« Le succès des séries Netflix nous fait dire qu’il y a une vraie appétence du public pour le genre »
Elsa Delachair est éditrice chez 10/18, responsable de cette nouvelle collection imaginée avec le magazine Society.
1. Comment est née l’idée de cette nouvelle collection ?
Les éditions 10/18 et Society travaillaient déjà ensemble sur un podcast, appelé « Histoires d’Amérique » consacré au catalogue de la maison : des émissions sur nos grands auteurs (Toni Morrison, Jim Harrison, Richard Price etc). Et quand, à l’été 2020, Society a rencontré un immense succès avec le double numéro sur Xavier Dupont de Ligonnès, nous avons commencé à réfléchir ensemble à cette collection. L’idée était de conserver les Etats-Unis comme territoire d’exploration, mais non plus à travers ses grands auteurs mais plutôt à travers ses faits divers.
2. Les grandes affaires criminelles en livre de poche sont une tradition éditoriale de longue date…
Oui, mais plutôt sous l’angle de la fiction j’imagine. Ou du moins de la reprise en poche de livres qui ont eu un succès en grand format d’abord. Là, la dimension originale du projet tient à l’association d’une maison d’édition à un journal, pour sortir des histoires inédites au prix et au format poche.
3. Les succès de Mindhunter ou de Dahmer sur Netflix plus récemment vous ont-ils convaincu qu’il y avait un regain d’intérêt pour les tueurs en série ?
Notre collection n’est pas une collection consacrée aux serial killers, c’est une collection consacrée aux faits divers, ce qui recouvre beaucoup de type de criminalités. Les serial killers en sont bien sûr un des aspects. Mais sur les 2 premiers livres qui sortent, seul un des deux est consacré à un tueur en série. Le 2e est une histoire d’enlèvement d’enfants et de son traitement judiciaire dans une Amérique patriarcale.
Sur les 4 livres qui paraîtront cette année, seul un est consacré à un tueur. Mais bien entendu, le succès des séries Netflix nous fait dire qu’il y a une vraie appétence du public pour le genre.
4. Votre collection se veut un voyage dans l’Amérique mais également dit quelque chose socialement de ce pays, de sa violence notamment
Cette collection a pour point de départ de cartographier les affaires criminelles d’un pays, immense, complexe et hétérogène. Nous choisissons un fait divers par état, et nous l’explorons grâce à la voix du journaliste qui retranscrits à la fois les faits criminels mais aussi l’ambiance, la géographie, l’histoire des lieux. Il est évident que les faits divers racontent bien plus que le simple crime dont ils sont l’objet : les faits divers sont de véritables reflets sociologiques, politiques, historiques.

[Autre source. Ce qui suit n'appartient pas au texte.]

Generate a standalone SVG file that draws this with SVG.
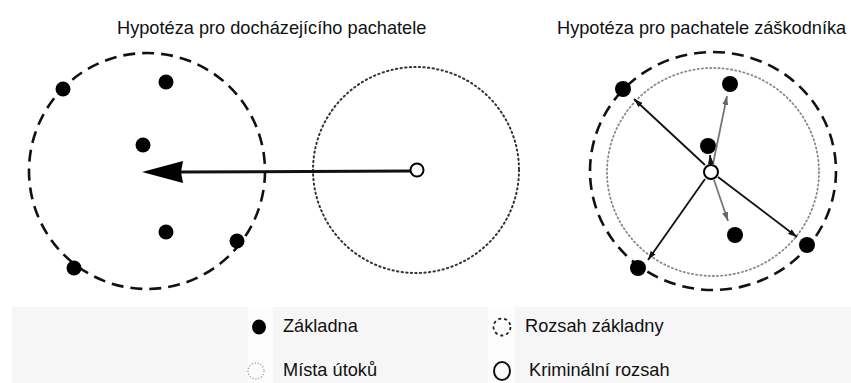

5. Vous avez choisi un format assez court, deux cents pages max qui rappellent un peu les romans dits de gare…
C’est une volonté de départ : des livres courts, pas chers, qui se lisent comme des polars. Ils sont construits comme des polars, se lisent rapidement, les chapitres sont calibrés pour être lus en une séquence de lecture minimum. Nous voulions faire une collection grand public et de qualité. Le travail des journalistes est profondément documenté (par des recherches bibliographiques, d’archives, et de terrain également) : c’est une véritable démarche, ils ont d’abord effectué une partie des recherches depuis la France puis sont partis plusieurs semaines enquêter sur les lieux des affaires. C’est donc une approche très sourcée du simple fait que les auteurs soient journalistes. Cela aussi, c’était l’un des points de départ du projet.
6. Pouvez-vous nous dire quels serial killers les lecteurs seront-ils être amenés à croiser dans les prochains numéros ?
Alors, comme décrit plus haut, ce ne seront pas des serial killers à proprement parler. L’Inconnu de Cleveland, qui paraîtra en juin, s’intéresse à un personnage très énigmatique qui s’est suicidé au début des années 2000 et dont l’identité très trouble et le fait qu’il ait cherché systématiquement à disparaître des radars a conduit les enquêteurs à s’interroger sur le profil de cet homme : que cherchait-il à cacher ? Son histoire, qui se passe en Ohio, nous conduira bien sûr sur les pas d’un tueur très célèbre.
Et la 4e affaire, qui paraîtra en octobre, s’intéressera à un avocat au-dessus de tout soupçon, accusé du double meurtre de sa femme et de son fils et au procès-fleuve qui vient de se dérouler en Caroline du Sud.